It’s no secret that businesses track consumers online and study social media to learn more about their shopping habits. But the public backlash against Sony after its response to being hacked, criticism of Target’s handling of its 2013 cyberattack and other examples of corporate embarrassment have put a spotlight on another type of analysis — measuring public sentiment about a business.
Now, contractors that traditionally performed this type of work for government intelligence agencies are offering their skills to large corporations.
BAE Systems, which spent more than $200 million acquiring analytics companies last year, is the latest example of a defense contractor branching out into commercial work as federal spending shrinks.
The company announced a social media monitoring service for businesses last week that would “detect malicious or inadvertent leaks of sensitive information and intellectual property, potential insider threats, social engineering attempts, smear campaigns, and other issues of concern.”
Corporations are increasingly looking for early warnings to manage potential disruptions, said Peder Jungck, vice president and chief technology officer for BAE’s intelligence and security sector.
“Companies go into crisis-management mode when something happens, but now they want to get ahead of an incident,” Jungck said.
Not everyone is excited by the prospect. The thought of government contractors offering intelligence-level expertise to corporations worries some privacy advocates.
“This is the creation of a digital blacklist,” said Jeffrey Chester, who leads the Center for Digital Democracy. “A system designed for defense use should not be unleashed on the everyday goings-on of Americans.”
Arlington-based BAE Systems, the U.S. arm of the British contractor, purchased two analytics companies last year: a North Carolina small business that provides imaging technology and analytics to the government, and a Texas intelligence firm. Some of the tools acquired through those purchases have been incorporated into the new offering, Jungck said.
The service is based on a pilot project BAE conducted during the 2014 Sochi Olympics. Special software scrutinizes what people are saying about a company on social media, Web forums, discussion boards and other corners of the Internet. Data analysts put the findings into context — separating “normal” online outrage from something more serious — to identify risks for a business, from the threat of cyberattacks to online activism.
During the Sochi experiment, the company’s McLean-based Advanced Analytics Lab monitored online chatter about the Olympics to study how people discussed security, infrastructure and other concerns related to the event. Analysts were able to track an increase in posts about Sochi’s stray-dog problem and unprepared hotels as long as 12 days before they were confirmed in reporting by traditional news media, according to Jungck. The company didn’t have a specific client but used the event to demonstrate its technology to potential customers, he said.

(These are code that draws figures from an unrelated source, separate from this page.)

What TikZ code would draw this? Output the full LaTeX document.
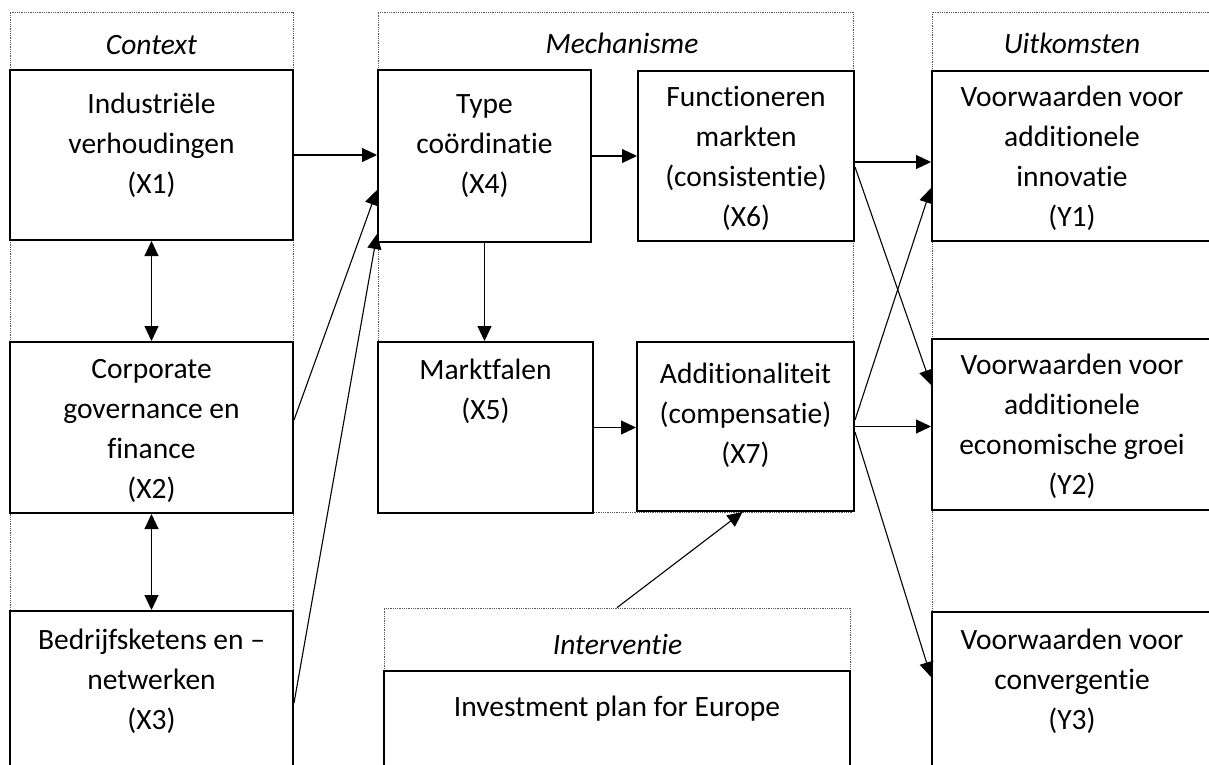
\documentclass[tikz,border=0pt]{standalone}
\usepackage{fontspec}
\setmainfont{Carlito}[Ligatures={NoCommon}]
\usetikzlibrary{arrows.meta,fit}

\tikzset{
  frame/.style={draw=black!65, densely dotted, line width=0.8pt, inner sep=0pt},
  block/.style={draw=black, line width=2pt, fill=white, inner sep=0pt},
  % anchor=base sits on the baseline of the last line
  txt/.style={align=center, inner sep=0pt, anchor=base,
    font=\fontsize{29.5}{40}\selectfont},
  head/.style={txt, font=\fontsize{29.5}{40}\selectfont\itshape},
  tip/.style={-{Triangle[length=15pt,width=14pt]}, line width=1.1pt},
  twotip/.style={{Triangle[length=15pt,width=14pt]}-{Triangle[length=15pt,width=14pt]}, line width=1.1pt}
}

\begin{document}
\begin{tikzpicture}[x=1pt,y=-1pt]
\useasboundingbox (0,0) rectangle (1209,764);
\clip (0,0) rectangle (1209,764);

% column frames
\node[frame, fit={(10,12) (293,820)}] (ctx) {};
\node[frame, fit={(378,12) (853,512)}] (mech) {};
\node[frame, fit={(932,12) (1212,820)}] (uit) {};
\node[frame, fit={(384,608) (850,820)}] (intv) {};

\node[head] (ctxh)  at (151.5,54) {Context};
\node[head] (mechh) at (622,53)   {Mechanisme};
\node[head] (uith)  at (1072,53)  {Uitkomsten};
\node[head] (intvh) at (617.5,654) {Interventie};

% blocks
\node[block, fit={(10,70) (293,240)}]   (x1) {};
\node[block, fit={(10,342) (293,513)}]  (x2) {};
\node[block, fit={(10,611) (293,820)}]  (x3) {};
\node[block, fit={(378,70) (591,242)}]  (x4) {};
\node[block, fit={(638,71) (854,241)}]  (x6) {};
\node[block, fit={(378,342) (593,513)}] (x5) {};
\node[block, fit={(637,342) (854,511)}] (x7) {};
\node[block, fit={(932,71) (1212,241)}] (y1) {};
\node[block, fit={(932,339) (1212,510)}] (y2) {};
\node[block, fit={(932,612) (1212,820)}] (y3) {};
\node[block, fit={(384,671) (850,820)}] (ipe) {};

% block texts
\node[txt] (x1t) at (151.5,193) {Industriële\\verhoudingen\\(X1)};
\node[txt] (x2t) at (151.5,498) {Corporate\\governance en\\finance\\(X2)};
\node[txt] (x3t) at (151.5,729) {Bedrijfsketens en –\\netwerken\\(X3)};
\node[txt] (x4t) at (484.5,193) {Type\\coördinatie\\(X4)};
\node[txt] (x6t) at (746,226)   {Functioneren\\markten\\(consistentie)\\(X6)};
\node[txt] (x5t) at (485.5,419) {Marktfalen\\(X5)};
\node[txt] (x7t) at (745.5,463) {Additionaliteit\\(compensatie)\\(X7)};
\node[txt] (y1t) at (1072,226)  {Voorwaarden voor\\additionele\\innovatie\\(Y1)};
\node[txt] (y2t) at (1072,494)  {Voorwaarden voor\\additionele\\economische groei\\(Y2)};
\node[txt] (y3t) at (1072,729)  {Voorwaarden voor\\convergentie\\(Y3)};
\node[txt] (ipet) at (617,716)  {Investment plan for Europe};

% connectors
\draw[tip] (x1.east) -- (x1.east -| x4.west);
\draw[tip] ([yshift=7.5pt]x2.east) -- ([yshift=-34pt]x4.west);
\draw[tip] ([yshift=12.5pt]x3.east) -- ([yshift=-78pt]x4.west);
\draw[twotip] (x1.south) -- (x2.north);
\draw[twotip] (x2.south) -- (x3.north);
\draw[tip] (x4.south) -- (x4.south |- x5.north);
\draw[tip] (x4.east) -- (x4.east -| x6.west);
\draw[tip] (x5.east) -- (x5.east -| x7.west);
\draw[tip] ([yshift=-6pt]x6.east) -- ([yshift=-6pt]x6.east -| y1.west);
\draw[tip] ([yshift=-11pt]x6.east) -- ([yshift=39.5pt]y2.west);
\draw[tip] ([yshift=6.5pt]x7.east) -- ([yshift=-32pt]y1.west);
\draw[tip] (x7.east) -- (x7.east -| y2.west);
\draw[tip] ([yshift=-5.5pt]x7.east) -- ([yshift=39pt]y3.west);
\draw[tip] (intv.north) -- ([xshift=-3pt]x7.south);
\end{tikzpicture}
\end{document}
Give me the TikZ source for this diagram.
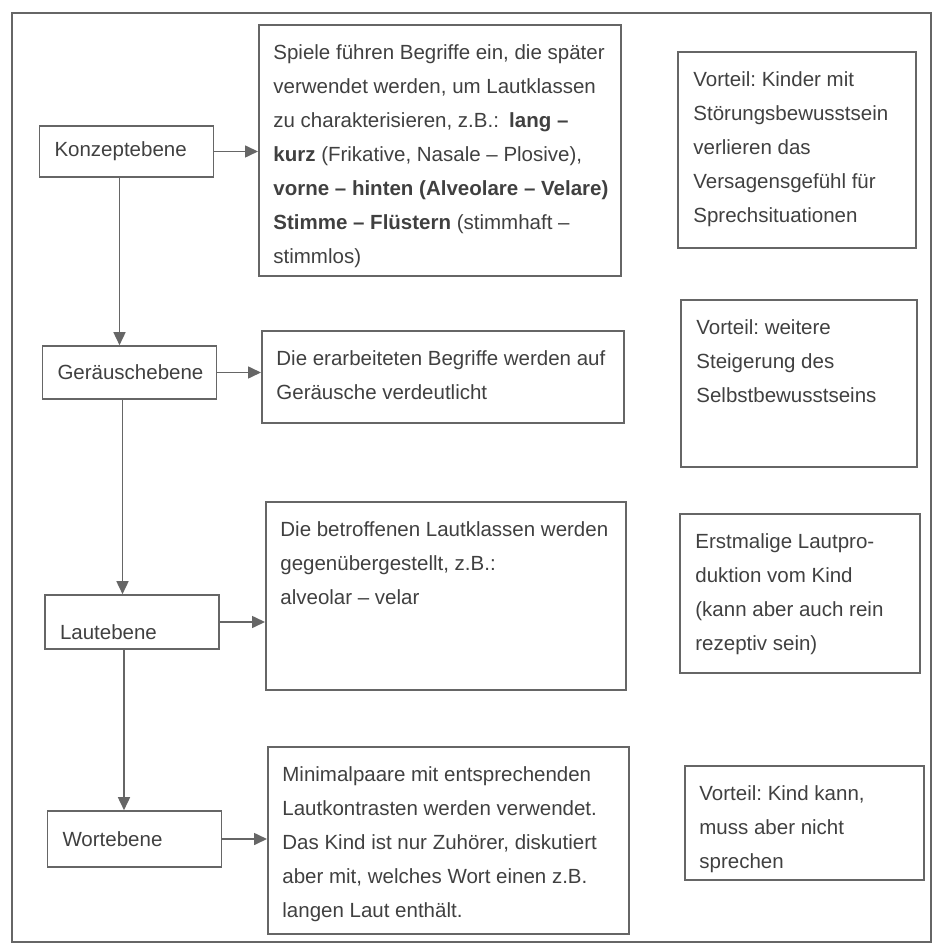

BAE Systems isn’t the only Washington-area contractor investing in sentiment analysis.
McLean cyber analytics firm Novetta Solutions also acquired two companies last year: Global News Intelligence, which analyzes media reports to track the spread of influence and rhetoric and SigInt Technologies, an intelligence analysis company.
Although GNI worked primarily with government clients, founder Bryan Rich said the commercial sector promised more growth.
“Large companies are starting to act like nation-states,” he said. “They need tools to be able to manage and understand what’s happening around them.”
More recently, Reston software company NCI purchased Computech, a big data analysis company, to expand out of pure defense work.
Companies interested in sentiment analysis, as the service is known, range from financial firms and retailers that want to watch for rhetoric from hackers, or big energy companies that want to monitor perception at their global locations, Jungck said.
The technology can be used to give companies a heads-up on negative publicity.
In a 2014 analysis of Fortune 500 firms, BAE Systems looked at those companies that experienced protests at their annual meetings. By studying activists’ public social media posts prior to a demonstration, BAE found that on average, people were discussing the company or making plans 12 days in advance of the event.